Убежден, что это было бы душеспасительным мероприятием. И Сергей Семенович будет счастлив — надо будет распилить мосты, углубить каналы. Это отличный многомиллиардный проект — на несколько лет всем будет дело.
Как относятся к памятнику Петру I сейчас?
Архитектор, соосновательница бюро Utro
Когда памятник устанавливали, я была подростком. Все вокруг ужасались и восклицали: «Какая это безвкусица и китч!» Горожан тогда никто не спросил: вроде у нас была демократия, но никакого плебисцита по этому поводу не было.
Никакой другой памятник не повлиял так серьезно на силуэт города, он виден отовсюду. В этом случае размер имеет значение.
Мое персональное примирение с Петром произошло, когда я приехала из Голландии рано утром в марте, вышла на «Кропоткинской», и мне на секунду показалось, что я в Амстердаме — будто это не памятник, а верфь. Случилась органика, и я подумала: «А может, Петр и ничего».
Сейчас люди к памятнику привыкли, время лечит. Такую махину никуда не уберешь: на это нужен огромный бюджет. Теперь это одна из визуальных доминант — и я не могу сказать, что это очень плохо. Это некрасивый, но большой ориентир — его видно издалека, и можно понять, в ту вы сторону идете или нет. Для моего ребенка это очень удобно.

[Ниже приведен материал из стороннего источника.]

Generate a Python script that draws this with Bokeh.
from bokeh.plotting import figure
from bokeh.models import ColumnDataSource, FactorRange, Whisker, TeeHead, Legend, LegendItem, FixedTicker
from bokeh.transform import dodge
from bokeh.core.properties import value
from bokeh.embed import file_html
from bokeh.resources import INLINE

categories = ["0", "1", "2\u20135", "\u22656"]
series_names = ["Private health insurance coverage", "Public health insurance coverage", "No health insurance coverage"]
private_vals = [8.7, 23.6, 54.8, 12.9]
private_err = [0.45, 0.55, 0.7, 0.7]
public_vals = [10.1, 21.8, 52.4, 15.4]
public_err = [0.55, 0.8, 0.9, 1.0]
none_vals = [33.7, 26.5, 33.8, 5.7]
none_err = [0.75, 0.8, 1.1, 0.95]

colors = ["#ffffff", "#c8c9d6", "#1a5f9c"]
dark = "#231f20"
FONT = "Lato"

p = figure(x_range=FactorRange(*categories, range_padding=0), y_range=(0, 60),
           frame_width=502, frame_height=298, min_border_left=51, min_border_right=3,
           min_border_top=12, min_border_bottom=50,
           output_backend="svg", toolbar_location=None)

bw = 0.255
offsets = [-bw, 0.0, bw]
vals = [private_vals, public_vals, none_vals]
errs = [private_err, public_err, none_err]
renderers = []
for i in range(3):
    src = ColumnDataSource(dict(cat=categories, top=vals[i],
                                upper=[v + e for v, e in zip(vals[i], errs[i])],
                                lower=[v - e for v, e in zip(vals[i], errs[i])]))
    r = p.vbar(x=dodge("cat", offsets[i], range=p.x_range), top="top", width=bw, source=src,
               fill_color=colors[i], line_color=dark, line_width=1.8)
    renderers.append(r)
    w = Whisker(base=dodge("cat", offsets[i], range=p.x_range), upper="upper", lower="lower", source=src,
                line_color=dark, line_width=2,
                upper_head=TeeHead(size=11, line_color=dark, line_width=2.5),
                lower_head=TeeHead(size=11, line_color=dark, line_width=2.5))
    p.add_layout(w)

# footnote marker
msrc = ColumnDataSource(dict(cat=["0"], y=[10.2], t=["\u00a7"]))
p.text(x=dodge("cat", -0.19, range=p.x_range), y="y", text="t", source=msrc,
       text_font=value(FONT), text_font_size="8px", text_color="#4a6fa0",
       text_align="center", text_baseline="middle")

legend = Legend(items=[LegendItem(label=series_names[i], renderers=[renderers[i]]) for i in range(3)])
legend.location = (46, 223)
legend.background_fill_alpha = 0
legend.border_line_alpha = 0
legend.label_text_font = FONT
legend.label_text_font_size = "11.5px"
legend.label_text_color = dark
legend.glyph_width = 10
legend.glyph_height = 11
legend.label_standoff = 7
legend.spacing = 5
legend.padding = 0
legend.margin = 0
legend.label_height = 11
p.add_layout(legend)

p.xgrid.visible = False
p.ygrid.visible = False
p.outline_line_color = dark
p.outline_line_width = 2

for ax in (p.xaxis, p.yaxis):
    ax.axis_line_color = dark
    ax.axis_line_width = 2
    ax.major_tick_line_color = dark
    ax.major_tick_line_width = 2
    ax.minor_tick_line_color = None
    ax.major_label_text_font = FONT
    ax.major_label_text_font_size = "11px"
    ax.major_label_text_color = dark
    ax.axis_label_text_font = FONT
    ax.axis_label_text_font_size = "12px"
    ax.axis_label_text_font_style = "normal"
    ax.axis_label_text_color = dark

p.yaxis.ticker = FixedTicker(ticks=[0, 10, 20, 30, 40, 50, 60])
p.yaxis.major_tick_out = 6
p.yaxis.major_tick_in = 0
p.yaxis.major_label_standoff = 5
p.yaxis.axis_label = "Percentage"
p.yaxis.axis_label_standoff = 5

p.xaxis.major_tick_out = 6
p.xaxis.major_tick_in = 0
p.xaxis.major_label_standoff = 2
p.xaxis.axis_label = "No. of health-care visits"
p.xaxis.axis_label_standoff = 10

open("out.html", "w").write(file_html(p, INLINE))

Преподаватель, исследователь архитектуры, автор канала о капиталистическом романтизме «Клизма романтизма»
Надо начать с того, что мне нравится памятник Петру I и в целом творчество Зураба Церетели. Многие за это плюнут мне в лицо, но я нахожу его очень интересным скульптором. У него явно происходило стилевое развитие, которое определялось временем. После развала СССР он встал на рельсы отвязного постмодернизма — капиталистического романтизма, как мы его называем. Тогда можно было экспериментировать, делать вещи, которые многим кажутся вопиющими. В этом плане Церетели добился больших успехов.
Памятник Петру I — это апогей его творчества, в котором видно стремление к гигантизму, не только материальному, но и философскому. Для него было важно сделать что‑то сомасштабное духу столицы, приблизить Москву к Нью-Йорку с его статуей Свободы с поправкой на наш империализм.
Многие считают этот памятник неуместным — Петр не любил Москву, он перенес столицу в Петербург. Но парадокс и заигрывание со смыслами характерно для постмодернизма, так что никакого противоречия тут нет. Я живу в Петербурге и увидел Крымскую набережную уже с этим памятником — мне он не показался неуместным, в эклектизм Москвы он прекрасно вписывается. Он ажурный, черный, контрастирует с окружающей обстановкой — городу, на мой взгляд, часто не хватает темных пятен. Многие скажут, что он безвкусный, но для меня такого критерия не существует. Мне важно, вписывается объект в парадигму времени или нет.
При этом я понимаю, что Церетели вряд ли хороший человек, он слишком много под себя подмял. Но это тоже дух времени — и скульптура его иллюстрирует. На мой взгляд, Петр уже стал частью городской ткани и убирать его не нужно.
Основатель архитектурного бюро Sheloves
Москвичи были недовольны, когда элитная недвижимость 90-х преобразила старые кварталы Остоженки, когда Москва в 30-х потеряла «узкую» Тверскую и «зеленое» Садовое кольцо, а до этого жители столицы были недовольны «высокими доходными домами, среди которых теряется старая усадебная Москва». Перемен без сожаления и недовольства не бывает, это естественно — сопротивляться огромному медно-бронзовому болванчику, изменившему панораму Москвы навсегда.
В свое время жителей Москвы ужасали доходные дома, а сейчас это и есть та самая «старая Москва», которую мы потеряли. Сегодня трудно представить стрелку без статуи Петра, она стала родной, как и здания расположенные вокруг: ЖК «Имперский дом», БЦ «Негоциант», ЖК «Коперник». Все они — представители одной эпохи и создают единую среду «сытых нулевых», этим и ценны. Через несколько десятков лет снос всех этих объектов вызовет общественный резонанс, как и установка памятника Петру в свое время. Все циклично.
Самый схожий случай — это, конечно, Эйфелева башня, но в целом, независимо от страны, любой новый монструозный объем воспринимается негативно, и, если проект все же удается реализовать, только время может помочь принять и полюбить новую панораму знакомых мест. Но, кроме места, очень важно и время. Так в 90-е Петр смог обрести материальность, пусть и через народное негодование, а вот сквер в Екатеринбурге так и останется без храма, потому что на рубеже десятилетий это оказалось невозможно по совокупности причин.